Gone is a 2021 Nigerian emotional and dramatic film written and directed by Daniel Ademinokan. It was co-produced by Joy Odiete and Daniel Ademinokan with Asurf Oluseyi and line producer under the production and distribution company of Blue Pictures Studios in conjunction with Index Two Studios. The movie stars Ada Ameh, Sam Dede, Bimbo Manuel, Bimbo Ademoye and Emma Oh My God.

== Synopsis ==
It follows the story of a young man who leaves his pregnant wife in search of a better life in New York City.
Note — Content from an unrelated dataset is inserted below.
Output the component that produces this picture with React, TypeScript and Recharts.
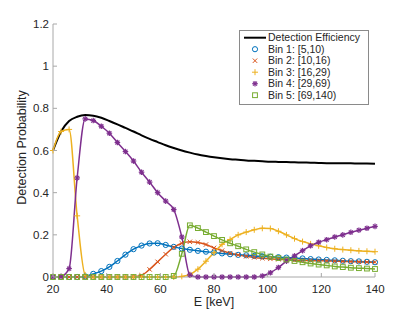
import { LineChart, Line, XAxis, YAxis, Legend } from 'recharts';

// energy grid (keV), one marker every 3 keV
const energy = [20, 23, 26, 29, 32, 35, 38, 41, 44, 47, 50, 53, 56, 59, 62, 65, 68, 71, 74, 77, 80, 83, 86, 89, 92, 95, 98, 101, 104, 107, 110, 113, 116, 119, 122, 125, 128, 131, 134, 137, 140];

const efficiency = [0.6, 0.69, 0.74, 0.76, 0.768, 0.765, 0.755, 0.74, 0.724, 0.707, 0.69, 0.672, 0.655, 0.64, 0.625, 0.612, 0.6, 0.59, 0.581, 0.574, 0.568, 0.563, 0.559, 0.556, 0.553, 0.551, 0.549, 0.547, 0.546, 0.545, 0.544, 0.543, 0.542, 0.541, 0.54, 0.54, 0.539, 0.539, 0.538, 0.538, 0.537];

const bin1 = [0, 0, 0, 0, 0.003, 0.015, 0.028, 0.048, 0.076, 0.106, 0.132, 0.149, 0.159, 0.16, 0.152, 0.143, 0.135, 0.129, 0.124, 0.12, 0.116, 0.112, 0.108, 0.105, 0.103, 0.1, 0.098, 0.096, 0.094, 0.092, 0.09, 0.088, 0.085, 0.083, 0.081, 0.079, 0.077, 0.075, 0.074, 0.072, 0.07];

const bin2 = [0, 0, 0, 0, 0, 0, 0, 0, 0, 0, 0.001, 0.008, 0.036, 0.072, 0.108, 0.14, 0.16, 0.167, 0.164, 0.154, 0.138, 0.125, 0.113, 0.105, 0.098, 0.093, 0.089, 0.086, 0.084, 0.082, 0.08, 0.079, 0.078, 0.077, 0.076, 0.075, 0.074, 0.073, 0.072, 0.071, 0.07];

const bin3 = [0.6, 0.69, 0.7, 0.29, 0.01, 0, 0, 0, 0, 0, 0, 0, 0, 0, 0, 0, 0.003, 0.012, 0.037, 0.075, 0.115, 0.155, 0.178, 0.2, 0.213, 0.224, 0.231, 0.23, 0.217, 0.2, 0.182, 0.168, 0.157, 0.148, 0.14, 0.134, 0.13, 0.127, 0.124, 0.122, 0.12];

const bin4 = [0, 0.003, 0.04, 0.47, 0.75, 0.742, 0.715, 0.682, 0.638, 0.595, 0.55, 0.497, 0.45, 0.4, 0.36, 0.32, 0.19, 0.01, 0, 0, 0, 0, 0, 0, 0, 0, 0.005, 0.02, 0.045, 0.075, 0.1, 0.125, 0.148, 0.165, 0.177, 0.19, 0.2, 0.212, 0.222, 0.231, 0.24];

const bin5 = [0, 0, 0, 0, 0, 0, 0, 0, 0, 0, 0, 0, 0, 0, 0, 0.005, 0.11, 0.245, 0.232, 0.213, 0.194, 0.176, 0.16, 0.146, 0.131, 0.118, 0.107, 0.097, 0.09, 0.083, 0.076, 0.07, 0.064, 0.059, 0.055, 0.05, 0.047, 0.044, 0.042, 0.04, 0.038];

const xTicks = [20, 40, 60, 80, 100, 120, 140];
const yTicks = [0, 0.2, 0.4, 0.6, 0.8, 1, 1.2];

const data = energy.map((e, i) => ({
  e,
  eff: efficiency[i],
  b1: bin1[i],
  b2: bin2[i],
  b3: bin3[i],
  b4: bin4[i],
  b5: bin5[i],
}));

const bins = [
  { key: 'b1', name: 'Bin 1: [5,10)', color: '#0072BD', shape: 'circle' },
  { key: 'b2', name: 'Bin 2: [10,16)', color: '#D95319', shape: 'x' },
  { key: 'b3', name: 'Bin 3: [16,29)', color: '#EDB120', shape: 'plus' },
  { key: 'b4', name: 'Bin 4: [29,69)', color: '#7E2F8E', shape: 'star' },
  { key: 'b5', name: 'Bin 5: [69,140)', color: '#77AC30', shape: 'square' },
];

const FONT = '"Liberation Sans", Arial, Helvetica, sans-serif';
const TEXT = '#262626';
const AXIS = '#a8a8a8';

function Marker({ shape, color, cx, cy }: { shape: string; color: string; cx: number; cy: number }) {
  if (cx == null || cy == null) return null;
  const s = { stroke: color, strokeWidth: 1, fill: 'none' };
  if (shape === 'circle') return <circle cx={cx} cy={cy} r={2.6} {...s} />;
  if (shape === 'square') return <rect x={cx - 2.4} y={cy - 2.4} width={4.8} height={4.8} {...s} />;
  if (shape === 'x') {
    const d = 2.2;
    return (
      <g {...s}>
        <line x1={cx - d} y1={cy - d} x2={cx + d} y2={cy + d} />
        <line x1={cx - d} y1={cy + d} x2={cx + d} y2={cy - d} />
      </g>
    );
  }
  if (shape === 'plus') {
    const d = 3;
    return (
      <g {...s}>
        <line x1={cx - d} y1={cy} x2={cx + d} y2={cy} />
        <line x1={cx} y1={cy - d} x2={cx} y2={cy + d} />
      </g>
    );
  }
  // asterisk
  const d = 2.8;
  const k = 2;
  return (
    <g {...s} strokeWidth={1.2}>
      <line x1={cx - d} y1={cy} x2={cx + d} y2={cy} />
      <line x1={cx} y1={cy - d} x2={cx} y2={cy + d} />
      <line x1={cx - k} y1={cy - k} x2={cx + k} y2={cy + k} />
      <line x1={cx - k} y1={cy + k} x2={cx + k} y2={cy - k} />
    </g>
  );
}

const dotFor = (shape: string, color: string) => (props: any) => (
  <Marker key={`m-${props.index}`} shape={shape} color={color} cx={props.cx} cy={props.cy} />
);

// MATLAB-style ticks: short marks pointing into the plot
const XTick = (props: any) => {
  const { x, y, payload } = props;
  return (
    <g>
      <line x1={x} x2={x} y1={277} y2={273} stroke={AXIS} />
      <text x={x} y={y} dy="0.71em" textAnchor="middle" fill={TEXT} fontSize={11.5} fontFamily={FONT}>
        {payload.value}
      </text>
    </g>
  );
};

const YTick = (props: any) => {
  const { x, y, payload } = props;
  return (
    <g>
      <line x1={53} x2={57} y1={y} y2={y} stroke={AXIS} />
      <text x={x} y={y} dy="0.355em" textAnchor="end" fill={TEXT} fontSize={11.5} fontFamily={FONT}>
        {String(payload.value)}
      </text>
    </g>
  );
};

const LegendBox = () => {
  const rowY = [7.7, 19.2, 30.7, 42.2, 53.7, 65.2];
  return (
    <svg width={131} height={76} style={{ display: 'block' }}>
      <rect x={0.5} y={0.5} width={129} height={74} fill="#fff" stroke="#8a8a8a" />
      <line x1={5} x2={27} y1={rowY[0]} y2={rowY[0]} stroke="#000" strokeWidth={2} />
      <text x={29} y={rowY[0]} dy="0.355em" fontSize={10.5} fontFamily={FONT} fill={TEXT}>
        Detection Efficiency
      </text>
      {bins.map((b, i) => (
        <g key={b.key}>
          <Marker shape={b.shape} color={b.color} cx={16} cy={rowY[i + 1]} />
          <text x={29} y={rowY[i + 1]} dy="0.355em" fontSize={10.5} fontFamily={FONT} fill={TEXT}>
            {b.name}
          </text>
        </g>
      ))}
    </svg>
  );
};

export default function App() {
  return (
    <div style={{ position: 'absolute', left: 0, top: 0, width: 415, height: 312, background: '#fff' }}>
      <LineChart width={415} height={312} data={data} margin={{ top: 24, right: 40, bottom: 0, left: 0 }}>
        <XAxis
          dataKey="e"
          type="number"
          domain={[20, 140]}
          ticks={xTicks}
          height={35}
          stroke={AXIS}
          tickLine={false}
          tickSize={0}
          tickMargin={8}
          tick={<XTick />}
          label={(p: any) => (
            <text
              x={p.viewBox.x + p.viewBox.width / 2}
              y={p.viewBox.y + 29}
              textAnchor="middle"
              fontSize={12.5}
              fontFamily={FONT}
              fill={TEXT}
            >
              E [keV]
            </text>
          )}
        />
        <YAxis
          type="number"
          domain={[0, 1.2]}
          ticks={yTicks}
          width={53}
          stroke={AXIS}
          tickLine={false}
          tickSize={0}
          tickMargin={4}
          tick={<YTick />}
          label={(p: any) => {
            const cx = p.viewBox.x + 22;
            const cy = p.viewBox.y + p.viewBox.height / 2 - 3;
            return (
              <text
                x={cx}
                y={cy}
                transform={`rotate(-90 ${cx} ${cy})`}
                textAnchor="middle"
                dy="0.355em"
                fontSize={12.5}
                fontFamily={FONT}
                fill={TEXT}
              >
                Detection Probability
              </text>
            );
          }}
        />
        <Legend
          layout="vertical"
          align="center"
          verticalAlign="middle"
          wrapperStyle={{ left: 239, top: 30, width: 131, height: 76 }}
          content={<LegendBox />}
        />
        <Line
          type="monotone"
          dataKey="eff"
          name="Detection Efficiency"
          stroke="#000"
          strokeWidth={2}
          dot={false}
          activeDot={false}
          isAnimationActive={false}
        />
        {bins.map((b) => (
          <Line
            key={b.key}
            type="monotone"
            dataKey={b.key}
            name={b.name}
            stroke={b.color}
            strokeWidth={1.5}
            dot={dotFor(b.shape, b.color)}
            activeDot={false}
            isAnimationActive={false}
          />
        ))}
      </LineChart>
    </div>
  );
}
He was arrested amidst mobs and sentenced to twenty five years imprisonment. He returned to Nigeria after his imprisonment and he discovered his wife had remarried.

== Cast ==
- Sam Dede as Ani
- Stella Damasus as Ngozi
- Gbenga Titiloye as Philip
- Gabriel Afolayan as Ayochukwu
- Bimbo Ademoye as Anu
- Sophie Alakija s Zainab
- Emma Oh My God as Femi
- Moses Akerele as Tope
- Adebayo Davies as Briggs
- James Jibunma as Ogaga
- Nobert Young as Okwi
- Aderounmu Adejumoke. as Clara

== Premiere ==
The movie was first screened at the five days Calgary Black Film Festival that took place on 26 May to 30 May 2021. The movie premiered globally on 16 July 2021.